JOB →
Return each line of the data below exactly, omitting any pictures.

MATERIAL PROVIDED →
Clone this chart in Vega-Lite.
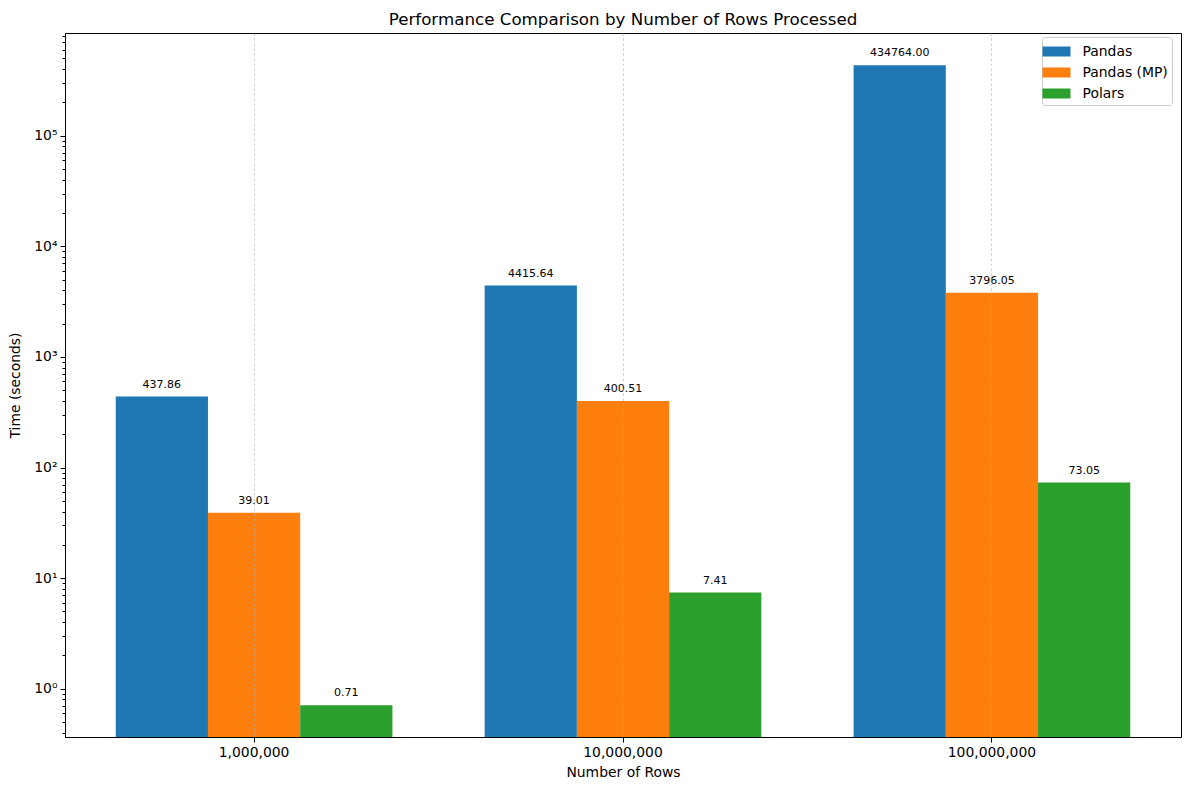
{
  "$schema": "https://vega.github.io/schema/vega-lite/v6.json",
  "autosize": {"type": "none"},
  "padding": {"left": 65, "top": 33, "right": 8, "bottom": 53},
  "width": 1116,
  "height": 704,
  "background": "white",
  "config": {
    "font": "DejaVu Sans",
    "view": {"stroke": "black", "strokeWidth": 1},
    "axis": {"labelFont": "DejaVu Sans", "titleFont": "DejaVu Sans", "labelColor": "black", "titleColor": "black", "tickColor": "black", "domainColor": "black", "labelFontSize": 13.9, "titleFontSize": 13.9, "titleFontWeight": "normal"}
  },
  "title": {"text": "Performance Comparison by Number of Rows Processed", "font": "DejaVu Sans", "fontSize": 16.7, "fontWeight": "normal", "color": "black", "baseline": "alphabetic", "offset": 7, "dy": 16, "anchor": "middle"},
  "data": {
    "values": [
      {"rows": "1,000,000", "library": "Pandas", "time": 437.86},
      {"rows": "1,000,000", "library": "Pandas (MP)", "time": 39.01},
      {"rows": "1,000,000", "library": "Polars", "time": 0.71},
      {"rows": "10,000,000", "library": "Pandas", "time": 4415.64},
      {"rows": "10,000,000", "library": "Pandas (MP)", "time": 400.51},
      {"rows": "10,000,000", "library": "Polars", "time": 7.41},
      {"rows": "100,000,000", "library": "Pandas", "time": 434764.00},
      {"rows": "100,000,000", "library": "Pandas (MP)", "time": 3796.05},
      {"rows": "100,000,000", "library": "Polars", "time": 73.05}
    ]
  },
  "encoding": {
    "x": {
      "field": "rows", "type": "nominal",
      "sort": ["1,000,000", "10,000,000", "100,000,000"],
      "scale": {"paddingInner": 0.25, "paddingOuter": 0.1375},
      "axis": {"title": "Number of Rows", "labelAngle": 0, "tickSize": 5, "labelPadding": 3, "titlePadding": 7,
               "grid": true, "gridColor": "#b0b0b0", "gridDash": [2.5, 2.5], "gridWidth": 0.6, "zindex": 1, "bandPosition": 0.5}
    },
    "xOffset": {"field": "library", "type": "nominal", "sort": ["Pandas", "Pandas (MP)", "Polars"]},
    "y": {
      "field": "time", "type": "quantitative",
      "scale": {"type": "log", "domain": [0.366, 849000], "nice": false},
      "axis": {
        "title": "Time (seconds)", "grid": false,
        "values": [0.4, 0.5, 0.6, 0.7, 0.8, 0.9, 1, 2, 3, 4, 5, 6, 7, 8, 9, 10, 20, 30, 40, 50, 60, 70, 80, 90, 100, 200, 300, 400, 500, 600, 700, 800, 900, 1000, 2000, 3000, 4000, 5000, 6000, 7000, 8000, 9000, 10000, 20000, 30000, 40000, 50000, 60000, 70000, 80000, 90000, 100000, 200000, 300000, 400000, 500000, 600000, 700000, 800000],
        "labelExpr": "datum.value == 1 ? '10⁰' : datum.value == 10 ? '10¹' : datum.value == 100 ? '10²' : datum.value == 1000 ? '10³' : datum.value == 10000 ? '10⁴' : datum.value == 100000 ? '10⁵' : ''",
        "tickSize": {"condition": {"test": "indexof([1,10,100,1000,10000,100000], datum.value) >= 0", "value": 5}, "value": 3},
        "labelPadding": 3,
        "titleX": -43, "titleY": 352, "titleAngle": -90, "titleBaseline": "bottom", "titleAlign": "center"
      }
    }
  },
  "layer": [
    {
      "mark": {"type": "bar"},
      "encoding": {
        "y2": {"datum": 0.366},
        "color": {
          "field": "library", "type": "nominal",
          "sort": ["Pandas", "Pandas (MP)", "Polars"],
          "scale": {"domain": ["Pandas", "Pandas (MP)", "Polars"], "range": ["#1f77b4", "#ff7f0e", "#2ca02c"]},
          "legend": {
            "title": null, "orient": "none", "legendX": 977, "legendY": 4,
            "fillColor": "white", "strokeColor": "#cccccc", "cornerRadius": 3, "padding": 4,
            "labelFont": "DejaVu Sans", "labelFontSize": 13.9, "labelColor": "black", "labelOffset": 15.5,
            "symbolType": "M-1.333,-0.476H1.333V0.476H-1.333Z", "symbolSize": 441, "symbolStrokeWidth": 0, "symbolOpacity": 1,
            "rowPadding": 3
          }
        }
      }
    },
    {
      "mark": {"type": "text", "baseline": "alphabetic", "dy": -9, "fontSize": 11, "font": "DejaVu Sans", "color": "black"},
      "encoding": {
        "text": {"field": "time", "type": "quantitative", "format": ".2f"}
      }
    }
  ]
}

EXERCISE OUTPUT →
Clone this chart in Vega-Lite.
{
  "$schema": "https://vega.github.io/schema/vega-lite/v6.json",
  "autosize": {"type": "none"},
  "padding": {"left": 65, "top": 33, "right": 8, "bottom": 53},
  "width": 1116,
  "height": 704,
  "background": "white",
  "config": {
    "font": "DejaVu Sans",
    "view": {"stroke": "black", "strokeWidth": 1},
    "axis": {"labelFont": "DejaVu Sans", "titleFont": "DejaVu Sans", "labelColor": "black", "titleColor": "black", "tickColor": "black", "domainColor": "black", "labelFontSize": 13.9, "titleFontSize": 13.9, "titleFontWeight": "normal"}
  },
  "title": {"text": "Performance Comparison by Number of Rows Processed", "font": "DejaVu Sans", "fontSize": 16.7, "fontWeight": "normal", "color": "black", "baseline": "alphabetic", "offset": 7, "dy": 16, "anchor": "middle"},
  "data": {
    "values": [
      {"rows": "1,000,000", "library": "Pandas", "time": 437.86},
      {"rows": "1,000,000", "library": "Pandas (MP)", "time": 39.01},
      {"rows": "1,000,000", "library": "Polars", "time": 0.71},
      {"rows": "10,000,000", "library": "Pandas", "time": 4415.64},
      {"rows": "10,000,000", "library": "Pandas (MP)", "time": 400.51},
      {"rows": "10,000,000", "library": "Polars", "time": 7.41},
      {"rows": "100,000,000", "library": "Pandas", "time": 434764.00},
      {"rows": "100,000,000", "library": "Pandas (MP)", "time": 3796.05},
      {"rows": "100,000,000", "library": "Polars", "time": 73.05}
    ]
  },
  "encoding": {
    "x": {
      "field": "rows", "type": "nominal",
      "sort": ["1,000,000", "10,000,000", "100,000,000"],
      "scale": {"paddingInner": 0.25, "paddingOuter": 0.1375},
      "axis": {"title": "Number of Rows", "labelAngle": 0, "tickSize": 5, "labelPadding": 3, "titlePadding": 7,
               "grid": true, "gridColor": "#b0b0b0", "gridDash": [2.5, 2.5], "gridWidth": 0.6, "zindex": 1, "bandPosition": 0.5}
    },
    "xOffset": {"field": "library", "type": "nominal", "sort": ["Pandas", "Pandas (MP)", "Polars"]},
    "y": {
      "field": "time", "type": "quantitative",
      "scale": {"type": "log", "domain": [0.366, 849000], "nice": false},
      "axis": {
        "title": "Time (seconds)", "grid": false,
        "values": [0.4, 0.5, 0.6, 0.7, 0.8, 0.9, 1, 2, 3, 4, 5, 6, 7, 8, 9, 10, 20, 30, 40, 50, 60, 70, 80, 90, 100, 200, 300, 400, 500, 600, 700, 800, 900, 1000, 2000, 3000, 4000, 5000, 6000, 7000, 8000, 9000, 10000, 20000, 30000, 40000, 50000, 60000, 70000, 80000, 90000, 100000, 200000, 300000, 400000, 500000, 600000, 700000, 800000],
        "labelExpr": "datum.value == 1 ? '10⁰' : datum.value == 10 ? '10¹' : datum.value == 100 ? '10²' : datum.value == 1000 ? '10³' : datum.value == 10000 ? '10⁴' : datum.value == 100000 ? '10⁵' : ''",
        "tickSize": {"condition": {"test": "indexof([1,10,100,1000,10000,100000], datum.value) >= 0", "value": 5}, "value": 3},
        "labelPadding": 3,
        "titleX": -43, "titleY": 352, "titleAngle": -90, "titleBaseline": "bottom", "titleAlign": "center"
      }
    }
  },
  "layer": [
    {
      "mark": {"type": "bar"},
      "encoding": {
        "y2": {"datum": 0.366},
        "color": {
          "field": "library", "type": "nominal",
          "sort": ["Pandas", "Pandas (MP)", "Polars"],
          "scale": {"domain": ["Pandas", "Pandas (MP)", "Polars"], "range": ["#1f77b4", "#ff7f0e", "#2ca02c"]},
          "legend": {
            "title": null, "orient": "none", "legendX": 977, "legendY": 4,
            "fillColor": "white", "strokeColor": "#cccccc", "cornerRadius": 3, "padding": 4,
            "labelFont": "DejaVu Sans", "labelFontSize": 13.9, "labelColor": "black", "labelOffset": 15.5,
            "symbolType": "M-1.333,-0.476H1.333V0.476H-1.333Z", "symbolSize": 441, "symbolStrokeWidth": 0, "symbolOpacity": 1,
            "rowPadding": 3
          }
        }
      }
    },
    {
      "mark": {"type": "text", "baseline": "alphabetic", "dy": -9, "fontSize": 11, "font": "DejaVu Sans", "color": "black"},
      "encoding": {
        "text": {"field": "time", "type": "quantitative", "format": ".2f"}
      }
    }
  ]
}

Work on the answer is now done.